What happened to the beauty I had inside of me?
Time, time, time, time, time, time
Won’t leave me as I am…
But time won’t take the boy out of this man…
The more you know the less you feel
Some pray for – others steal
Blessings are not just for the ones who kneel
Luckily…luckily we don’t believe in luck…
Grace abounds…grace abounds…grace abounds…
Like me, Bono has wrestled with the world-affirming and world-denying in voices like that of Chinese mystic and church planter Watchman Nee. And like me, he’s had to say that what traditional Christianity has meant by “the world” we were meant to “come out of” and what Jesus (and Paul, and others) meant by this enigmatic phrase are two completely different – indeed, opposite – things.

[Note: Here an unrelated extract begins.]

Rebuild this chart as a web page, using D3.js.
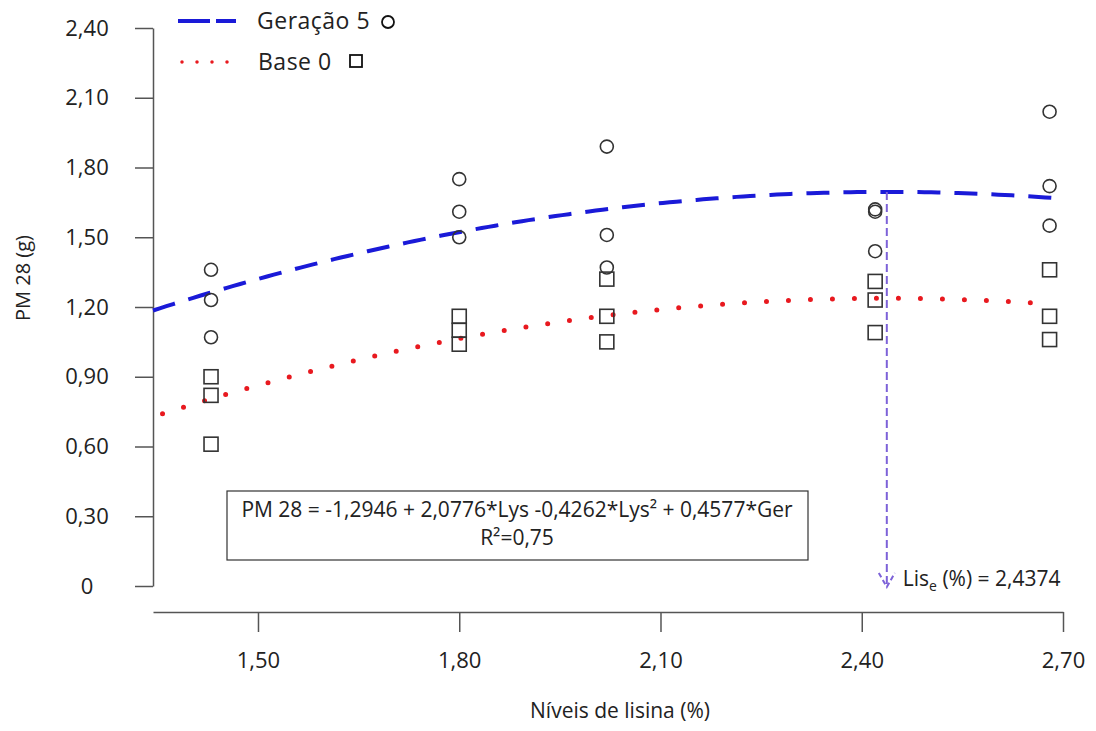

Jesus was referring to the world of principalities and powers, those inhuman and dehumanizing forces of religion and empire. He wasn’t referring to culture-as-such, and certainly not to planet earth. Millions of friends-of-God are awakening to the reality that we live in a God-blessed and God-beloved world that God still thinks is ‘very good,’ however marred by egoic haze and degradation its become. We’re all connected – for life or death.
As the US Episcopal Presiding Bishop Katharine Jefferts Schori recently remarked, the idea of solely personal salvation is heresy. Our redemption begins in this world, its social and public as well as personal – at this stage, in 2012, salvation is planetary in scope. The ecology of new creation needs to be rooted in every aspect of our beings, from creative work to re-creation.
Bottom-line: God is love. Love is orthodoxy. (Agapetheism, as my friend Kevin Beck likes to put it) It’s God’s kindness that leads to repentance, not the big stick that you imagine God’s holiness to be. Let’s join together in the Great Work of our age – becoming the leaves of the Tree of Life for the healing of our relationships, our neighborhoods, our ecosystems, our economies – in short, our world. This begins, as Brennan Manning says, with healing our image of God – and the ones God loves. Which is all of us. God brings abundant blessings…not just for the ones who kneel. May we model this same lavish, indiscriminate, sloppy, positively promiscuous love.
Amen and amen.
PS: What songs, art, poetry and cultural artifacts remind you of God’s blessing breaking out of the confines of empire and religion?